Is there a smart way to check the fragmentation index without doing it just
periodically, and without polluting the allocator fast paths?

Do you think we should still handle THP availability separately as this patchset
does, or not? I think it could still serve to reduce page fault latencies and
pointless khugepaged scanning when hugepages cannot be allocated.
Which implies, can the following be built on top of this patchset?

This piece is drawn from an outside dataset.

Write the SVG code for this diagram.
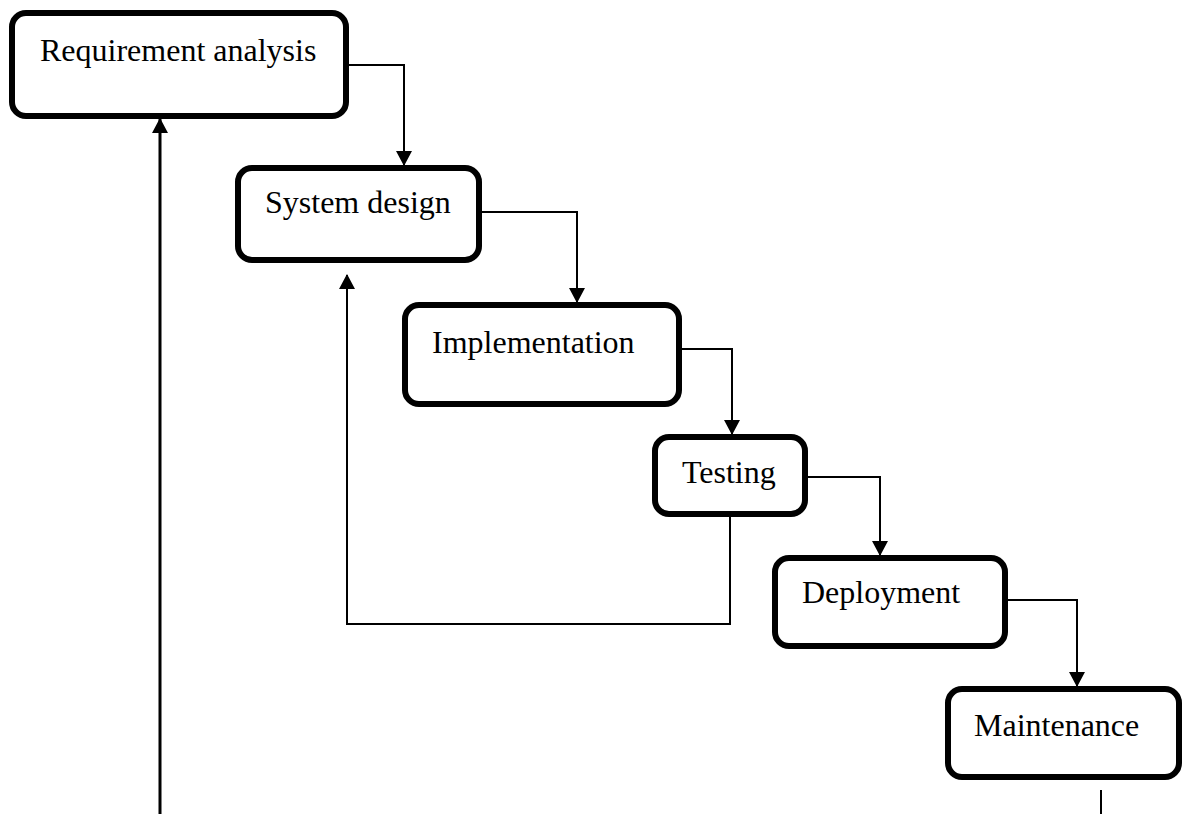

> Per-node kcompactd threads we agree would be optimal, so let's try to see
> if we can make that work.
>
> What do you think about the following?
>
> - add vm.compact_period_secs to define the number of seconds between
> full compactions on each node. This compaction would reset the
> pageblock skip heuristic and be synchronous. It would default to 900
> based only on our evidence that 15m period compaction helps increase
> our cpu utilization for khugepaged; it is arbitrary and I'd happily
> change it if someone has a better suggestion. Changing it to 0 would
> disable periodic compaction (we don't anticipate anybody will ever
> want kcompactd threads will take 100% of cpu on each node). We can
> stagger this over all nodes to avoid all kcompactd threads working at
> the same time.

I guess more testing would be useful to see that it still improves things over
the background compaction?

> - add vm.compact_background_extfrag_threshold to define the extfrag
> threshold when kcompactd should start doing sync_light migration
> in the background without resetting the pageblock skip heuristic.
> The threshold is defined at PAGE_ALLOC_COSTLY_ORDER and is halved
> for each order higher so that very high order allocations don't

I've pondered what exactly the fragmentation index calculates, and it's hard to
imagine how I'd set the threshold. Note that the equation already does
effectively a halving with each order increase, but probably in the opposite
direction that you want it to.

Michal Hocko suggested to me offline that we have tunables like
compact_min_order and compact_max_order, where (IIUC) compaction would trigger
when no pages of >=compact_min_order are available, and then compaction would
stop when pages of >=compact_max_order are available (i.e. a kind of
hysteresis). I'm not sure about this either, as the user would have to know
which order-allocations his particular drivers need (unless it's somehow
self-tuning).

What I have instead in mind is something like the current high-order watermark
checking (which may be going away soon, but anyway...) basically for each order
we say how many pages of "at least that order" should be available. This could
be calculated progressively for all orders from a single tunable and size of
zone. Or maybe two tunables meant as min/max, to triggest start and end of
background compaction.

> trigger it. To reduce overhead, this can be checked only in the
> slowpath.

Hmm slowpath might be too late, but could be usable starting point.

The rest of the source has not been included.